╔══
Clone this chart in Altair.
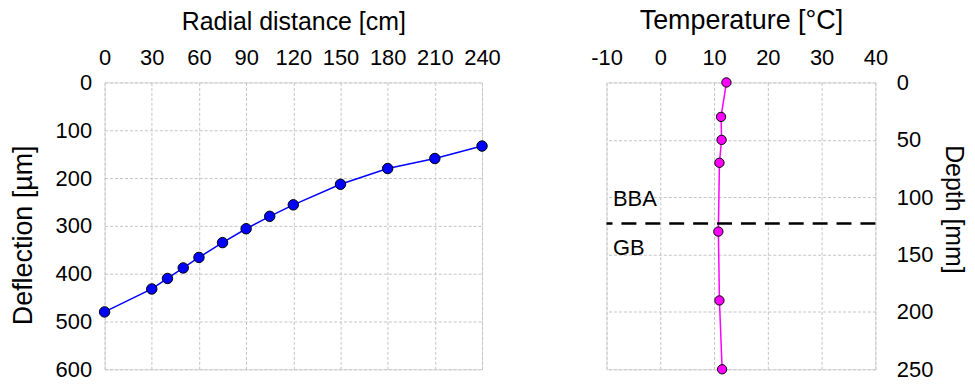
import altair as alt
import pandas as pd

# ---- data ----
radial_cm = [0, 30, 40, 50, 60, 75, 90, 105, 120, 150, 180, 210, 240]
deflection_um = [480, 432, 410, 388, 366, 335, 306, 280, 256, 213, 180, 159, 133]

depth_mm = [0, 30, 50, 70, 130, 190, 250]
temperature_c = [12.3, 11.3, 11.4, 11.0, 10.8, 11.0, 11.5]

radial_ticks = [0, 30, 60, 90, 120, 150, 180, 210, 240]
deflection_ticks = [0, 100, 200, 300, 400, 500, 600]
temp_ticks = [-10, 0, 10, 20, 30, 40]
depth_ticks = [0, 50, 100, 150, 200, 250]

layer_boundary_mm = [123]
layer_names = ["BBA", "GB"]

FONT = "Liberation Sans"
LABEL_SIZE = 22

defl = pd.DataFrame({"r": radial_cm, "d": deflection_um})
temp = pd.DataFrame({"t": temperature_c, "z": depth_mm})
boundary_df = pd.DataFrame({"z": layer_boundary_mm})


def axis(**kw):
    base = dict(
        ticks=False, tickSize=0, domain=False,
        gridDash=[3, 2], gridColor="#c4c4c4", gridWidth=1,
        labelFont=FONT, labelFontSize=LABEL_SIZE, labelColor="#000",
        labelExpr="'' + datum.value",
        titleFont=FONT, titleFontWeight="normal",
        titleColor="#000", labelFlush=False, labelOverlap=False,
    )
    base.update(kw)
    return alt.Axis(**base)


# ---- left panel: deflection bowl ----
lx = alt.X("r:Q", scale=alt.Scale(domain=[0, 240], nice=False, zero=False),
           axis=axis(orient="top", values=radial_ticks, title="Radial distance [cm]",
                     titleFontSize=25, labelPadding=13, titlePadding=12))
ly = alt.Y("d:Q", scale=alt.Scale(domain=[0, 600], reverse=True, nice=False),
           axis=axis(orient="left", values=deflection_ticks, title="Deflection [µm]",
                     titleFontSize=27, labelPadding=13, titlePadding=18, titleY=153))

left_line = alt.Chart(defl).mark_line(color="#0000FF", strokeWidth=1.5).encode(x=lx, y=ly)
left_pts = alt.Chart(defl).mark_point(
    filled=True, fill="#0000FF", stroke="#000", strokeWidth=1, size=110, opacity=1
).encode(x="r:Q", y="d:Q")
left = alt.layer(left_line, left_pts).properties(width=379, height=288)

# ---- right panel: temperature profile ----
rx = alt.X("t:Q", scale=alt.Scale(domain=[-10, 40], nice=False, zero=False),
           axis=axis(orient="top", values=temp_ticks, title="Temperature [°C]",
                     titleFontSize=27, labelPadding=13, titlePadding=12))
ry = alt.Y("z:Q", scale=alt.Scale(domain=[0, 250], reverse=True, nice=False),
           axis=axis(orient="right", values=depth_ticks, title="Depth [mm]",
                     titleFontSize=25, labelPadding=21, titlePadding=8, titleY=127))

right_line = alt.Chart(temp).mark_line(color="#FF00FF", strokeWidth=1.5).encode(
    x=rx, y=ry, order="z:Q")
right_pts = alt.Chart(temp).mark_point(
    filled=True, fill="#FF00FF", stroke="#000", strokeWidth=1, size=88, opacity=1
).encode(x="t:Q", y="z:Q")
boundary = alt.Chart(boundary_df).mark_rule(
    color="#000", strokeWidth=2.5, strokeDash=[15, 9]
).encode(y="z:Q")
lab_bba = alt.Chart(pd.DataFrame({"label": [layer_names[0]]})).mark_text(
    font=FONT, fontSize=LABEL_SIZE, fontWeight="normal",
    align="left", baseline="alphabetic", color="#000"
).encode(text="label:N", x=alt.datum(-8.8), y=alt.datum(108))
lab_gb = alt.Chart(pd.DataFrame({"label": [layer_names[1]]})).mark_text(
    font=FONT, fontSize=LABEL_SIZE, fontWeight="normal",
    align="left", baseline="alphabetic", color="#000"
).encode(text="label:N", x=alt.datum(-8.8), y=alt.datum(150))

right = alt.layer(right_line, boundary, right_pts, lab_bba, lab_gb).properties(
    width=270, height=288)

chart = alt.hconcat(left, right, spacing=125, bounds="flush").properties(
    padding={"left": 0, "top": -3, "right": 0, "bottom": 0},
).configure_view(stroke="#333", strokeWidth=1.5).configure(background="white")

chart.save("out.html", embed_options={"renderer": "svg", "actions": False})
╚══
╔══
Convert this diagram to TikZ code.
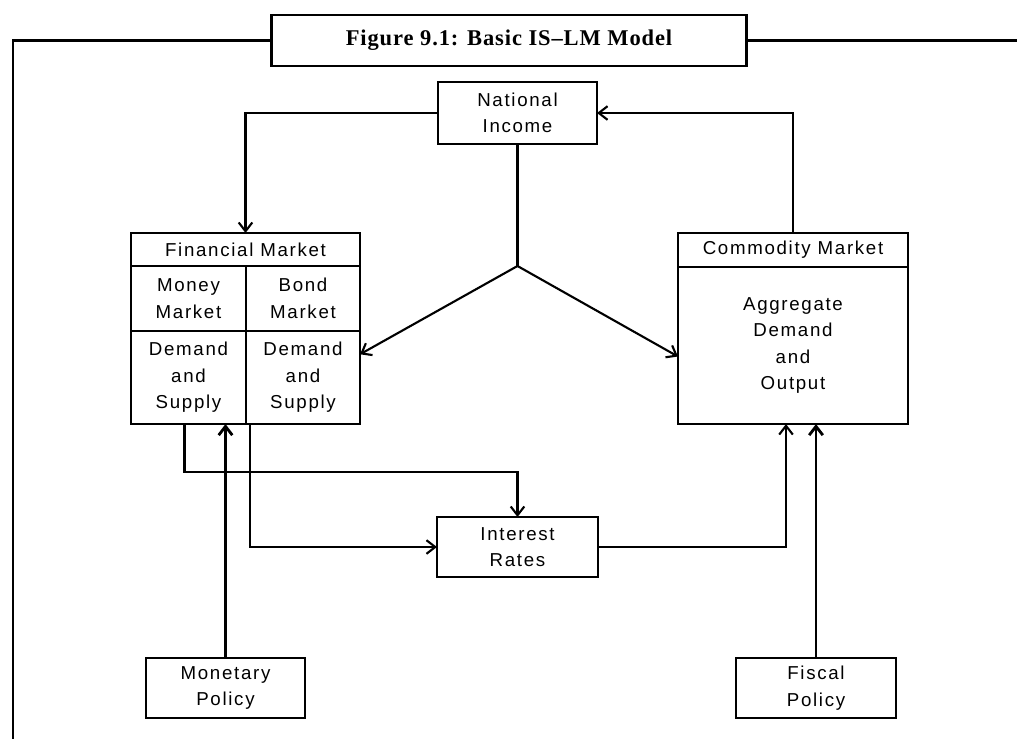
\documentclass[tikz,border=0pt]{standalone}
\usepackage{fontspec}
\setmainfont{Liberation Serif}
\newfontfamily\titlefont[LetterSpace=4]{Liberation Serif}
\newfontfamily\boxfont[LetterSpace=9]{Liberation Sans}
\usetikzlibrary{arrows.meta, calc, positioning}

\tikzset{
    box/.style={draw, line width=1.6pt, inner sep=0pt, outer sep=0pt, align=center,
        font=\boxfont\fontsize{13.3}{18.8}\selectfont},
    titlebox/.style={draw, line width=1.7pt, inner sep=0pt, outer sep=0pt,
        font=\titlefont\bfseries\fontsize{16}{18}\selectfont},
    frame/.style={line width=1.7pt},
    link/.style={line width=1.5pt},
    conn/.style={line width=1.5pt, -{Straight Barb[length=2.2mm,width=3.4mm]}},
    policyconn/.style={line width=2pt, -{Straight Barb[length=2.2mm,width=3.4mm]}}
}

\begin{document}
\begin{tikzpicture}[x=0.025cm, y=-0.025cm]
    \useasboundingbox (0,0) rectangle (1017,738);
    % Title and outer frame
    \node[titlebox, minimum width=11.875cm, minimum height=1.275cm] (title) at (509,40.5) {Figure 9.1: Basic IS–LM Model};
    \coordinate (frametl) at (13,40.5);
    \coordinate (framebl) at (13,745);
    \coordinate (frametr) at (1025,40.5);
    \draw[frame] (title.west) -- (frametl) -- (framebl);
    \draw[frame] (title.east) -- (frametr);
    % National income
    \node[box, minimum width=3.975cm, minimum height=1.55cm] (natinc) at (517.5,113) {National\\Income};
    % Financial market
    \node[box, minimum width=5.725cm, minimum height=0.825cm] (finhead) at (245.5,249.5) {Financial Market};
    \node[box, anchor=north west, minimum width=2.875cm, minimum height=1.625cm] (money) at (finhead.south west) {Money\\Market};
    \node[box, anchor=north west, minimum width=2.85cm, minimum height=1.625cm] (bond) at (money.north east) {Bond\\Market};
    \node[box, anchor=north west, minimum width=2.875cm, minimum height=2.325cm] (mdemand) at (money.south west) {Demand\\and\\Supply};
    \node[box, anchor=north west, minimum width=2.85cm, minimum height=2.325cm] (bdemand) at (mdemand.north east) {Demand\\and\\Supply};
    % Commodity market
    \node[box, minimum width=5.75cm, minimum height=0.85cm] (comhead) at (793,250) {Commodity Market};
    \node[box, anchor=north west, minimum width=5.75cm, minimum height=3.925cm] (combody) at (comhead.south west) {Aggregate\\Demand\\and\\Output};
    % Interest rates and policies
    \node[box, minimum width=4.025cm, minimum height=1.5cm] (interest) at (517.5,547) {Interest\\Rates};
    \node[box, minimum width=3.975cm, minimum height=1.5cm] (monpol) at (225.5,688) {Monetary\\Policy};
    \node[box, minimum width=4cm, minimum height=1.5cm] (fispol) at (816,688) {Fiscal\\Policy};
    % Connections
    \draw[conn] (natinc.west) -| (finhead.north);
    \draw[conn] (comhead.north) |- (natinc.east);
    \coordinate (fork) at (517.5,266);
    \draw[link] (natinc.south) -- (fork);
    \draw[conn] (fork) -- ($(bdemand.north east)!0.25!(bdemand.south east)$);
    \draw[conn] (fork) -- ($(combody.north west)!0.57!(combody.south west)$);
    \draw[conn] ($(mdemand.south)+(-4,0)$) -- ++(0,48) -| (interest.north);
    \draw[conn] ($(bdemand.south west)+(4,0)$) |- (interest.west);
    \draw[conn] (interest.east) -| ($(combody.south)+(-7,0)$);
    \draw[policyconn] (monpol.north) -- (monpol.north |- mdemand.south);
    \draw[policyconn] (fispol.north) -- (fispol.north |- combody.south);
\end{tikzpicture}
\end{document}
╚══
╔══
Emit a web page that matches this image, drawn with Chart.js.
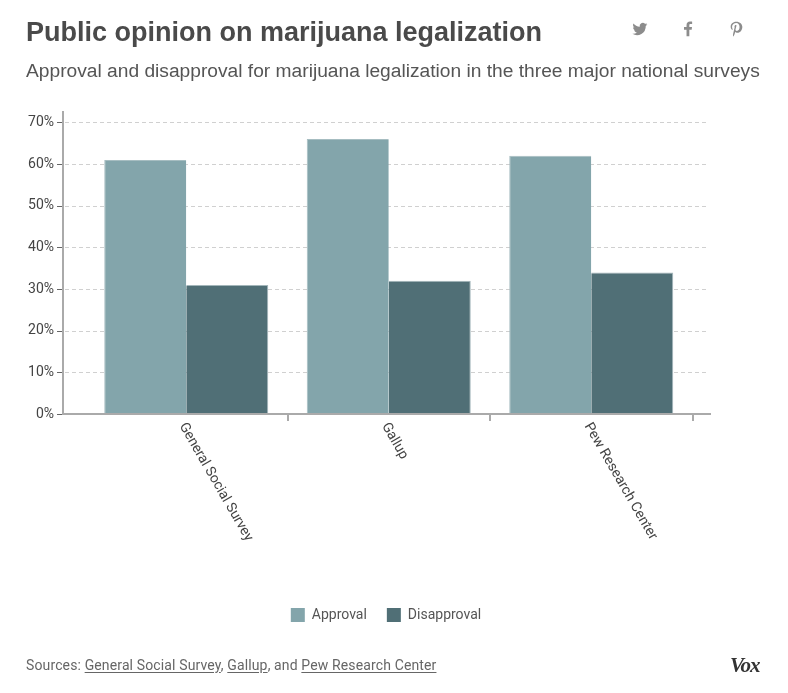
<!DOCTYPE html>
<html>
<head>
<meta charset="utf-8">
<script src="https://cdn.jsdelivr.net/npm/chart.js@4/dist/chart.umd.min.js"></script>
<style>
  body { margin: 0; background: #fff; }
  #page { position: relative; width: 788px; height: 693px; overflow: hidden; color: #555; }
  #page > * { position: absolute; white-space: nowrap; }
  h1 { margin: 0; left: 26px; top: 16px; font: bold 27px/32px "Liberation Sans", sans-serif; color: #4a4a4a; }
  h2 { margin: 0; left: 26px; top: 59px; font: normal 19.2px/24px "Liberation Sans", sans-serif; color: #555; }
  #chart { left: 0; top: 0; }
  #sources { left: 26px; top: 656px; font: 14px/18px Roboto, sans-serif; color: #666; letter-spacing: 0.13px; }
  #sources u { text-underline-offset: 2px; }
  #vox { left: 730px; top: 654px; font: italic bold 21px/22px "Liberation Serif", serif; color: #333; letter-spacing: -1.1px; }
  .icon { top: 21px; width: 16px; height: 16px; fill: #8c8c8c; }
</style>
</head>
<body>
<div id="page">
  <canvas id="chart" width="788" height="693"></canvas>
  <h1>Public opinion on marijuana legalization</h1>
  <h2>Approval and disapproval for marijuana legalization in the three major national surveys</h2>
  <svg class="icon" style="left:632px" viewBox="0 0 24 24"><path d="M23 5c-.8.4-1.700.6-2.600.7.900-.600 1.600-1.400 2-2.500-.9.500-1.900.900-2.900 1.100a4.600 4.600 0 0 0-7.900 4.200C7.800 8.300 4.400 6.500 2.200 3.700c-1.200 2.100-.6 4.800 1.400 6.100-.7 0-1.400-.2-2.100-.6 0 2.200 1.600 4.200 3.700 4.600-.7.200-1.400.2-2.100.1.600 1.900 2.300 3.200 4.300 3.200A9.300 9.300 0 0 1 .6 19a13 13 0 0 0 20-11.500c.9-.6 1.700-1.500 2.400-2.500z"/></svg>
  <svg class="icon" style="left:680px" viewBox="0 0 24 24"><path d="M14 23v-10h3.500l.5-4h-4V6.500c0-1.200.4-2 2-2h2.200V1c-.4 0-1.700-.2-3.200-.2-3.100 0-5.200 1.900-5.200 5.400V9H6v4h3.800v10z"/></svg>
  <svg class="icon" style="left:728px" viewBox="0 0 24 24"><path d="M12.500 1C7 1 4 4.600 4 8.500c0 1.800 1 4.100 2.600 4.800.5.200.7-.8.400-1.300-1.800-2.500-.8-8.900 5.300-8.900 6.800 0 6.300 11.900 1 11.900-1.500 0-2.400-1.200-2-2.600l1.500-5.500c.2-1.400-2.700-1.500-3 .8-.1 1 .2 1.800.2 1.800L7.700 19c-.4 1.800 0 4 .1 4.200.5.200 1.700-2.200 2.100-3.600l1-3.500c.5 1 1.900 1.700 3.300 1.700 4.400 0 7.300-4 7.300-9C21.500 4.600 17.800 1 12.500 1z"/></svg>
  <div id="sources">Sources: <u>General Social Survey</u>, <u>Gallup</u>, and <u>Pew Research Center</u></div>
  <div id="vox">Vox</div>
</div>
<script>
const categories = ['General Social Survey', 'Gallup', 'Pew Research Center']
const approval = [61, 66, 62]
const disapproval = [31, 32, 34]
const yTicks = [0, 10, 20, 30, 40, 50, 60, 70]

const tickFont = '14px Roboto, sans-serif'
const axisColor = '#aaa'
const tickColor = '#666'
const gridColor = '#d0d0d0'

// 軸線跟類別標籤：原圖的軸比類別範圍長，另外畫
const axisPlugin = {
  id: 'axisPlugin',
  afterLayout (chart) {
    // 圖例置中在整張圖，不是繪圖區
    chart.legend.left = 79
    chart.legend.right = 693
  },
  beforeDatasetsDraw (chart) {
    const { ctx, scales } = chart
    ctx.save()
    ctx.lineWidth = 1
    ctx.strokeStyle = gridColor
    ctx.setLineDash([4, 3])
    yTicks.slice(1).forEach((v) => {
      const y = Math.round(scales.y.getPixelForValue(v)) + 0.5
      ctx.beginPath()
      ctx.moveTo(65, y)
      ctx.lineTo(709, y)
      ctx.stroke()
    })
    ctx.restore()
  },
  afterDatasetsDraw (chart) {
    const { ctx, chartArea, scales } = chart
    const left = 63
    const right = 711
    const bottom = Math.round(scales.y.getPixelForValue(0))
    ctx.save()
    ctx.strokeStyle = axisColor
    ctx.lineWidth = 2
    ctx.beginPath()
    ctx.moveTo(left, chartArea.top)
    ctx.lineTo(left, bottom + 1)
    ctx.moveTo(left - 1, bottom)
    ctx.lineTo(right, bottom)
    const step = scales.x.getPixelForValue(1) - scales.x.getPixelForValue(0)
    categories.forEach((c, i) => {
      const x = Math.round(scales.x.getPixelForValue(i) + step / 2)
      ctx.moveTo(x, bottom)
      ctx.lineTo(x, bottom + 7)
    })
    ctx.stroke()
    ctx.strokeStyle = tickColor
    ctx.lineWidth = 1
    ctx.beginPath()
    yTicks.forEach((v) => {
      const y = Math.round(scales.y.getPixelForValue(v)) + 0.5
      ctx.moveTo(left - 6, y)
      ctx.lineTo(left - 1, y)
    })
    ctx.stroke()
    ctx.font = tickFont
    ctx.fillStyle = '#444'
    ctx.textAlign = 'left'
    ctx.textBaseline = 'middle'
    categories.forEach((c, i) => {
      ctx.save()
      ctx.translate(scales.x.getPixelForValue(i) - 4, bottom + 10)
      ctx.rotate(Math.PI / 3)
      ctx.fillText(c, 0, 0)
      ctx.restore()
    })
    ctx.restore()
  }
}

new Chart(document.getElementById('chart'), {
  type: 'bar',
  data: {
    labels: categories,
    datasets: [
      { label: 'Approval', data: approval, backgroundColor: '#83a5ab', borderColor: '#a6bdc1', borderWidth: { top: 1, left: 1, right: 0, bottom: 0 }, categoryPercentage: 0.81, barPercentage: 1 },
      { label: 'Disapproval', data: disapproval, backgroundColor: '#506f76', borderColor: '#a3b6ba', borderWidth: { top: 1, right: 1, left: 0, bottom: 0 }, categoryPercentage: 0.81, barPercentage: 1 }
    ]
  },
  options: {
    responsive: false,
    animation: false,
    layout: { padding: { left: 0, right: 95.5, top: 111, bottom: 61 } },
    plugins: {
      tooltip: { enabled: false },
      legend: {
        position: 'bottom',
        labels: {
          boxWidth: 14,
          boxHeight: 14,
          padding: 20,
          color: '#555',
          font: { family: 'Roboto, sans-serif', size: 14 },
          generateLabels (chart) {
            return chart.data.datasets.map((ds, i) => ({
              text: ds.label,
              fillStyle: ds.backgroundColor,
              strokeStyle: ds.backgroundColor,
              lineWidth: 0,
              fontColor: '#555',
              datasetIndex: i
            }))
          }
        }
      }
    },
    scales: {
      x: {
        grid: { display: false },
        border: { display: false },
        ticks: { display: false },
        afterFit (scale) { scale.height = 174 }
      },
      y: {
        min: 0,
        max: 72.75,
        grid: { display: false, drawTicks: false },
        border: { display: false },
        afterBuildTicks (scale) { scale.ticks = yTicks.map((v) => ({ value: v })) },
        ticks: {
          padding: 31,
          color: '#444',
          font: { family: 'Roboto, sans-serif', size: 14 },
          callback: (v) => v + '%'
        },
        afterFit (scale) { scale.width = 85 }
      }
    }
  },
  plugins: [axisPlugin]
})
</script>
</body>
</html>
╚══
GIVEN INSTRUCTION
Print out, exactly and with nothing added, the lines starting at the line holding "Clone this chart in Altair." and ending at the line holding "180, 159, 133]", minus any pictures.

SOLUTION TO THE EXERCISE
Clone this chart in Altair.
import altair as alt
import pandas as pd

# ---- data ----
radial_cm = [0, 30, 40, 50, 60, 75, 90, 105, 120, 150, 180, 210, 240]
deflection_um = [480, 432, 410, 388, 366, 335, 306, 280, 256, 213, 180, 159, 133]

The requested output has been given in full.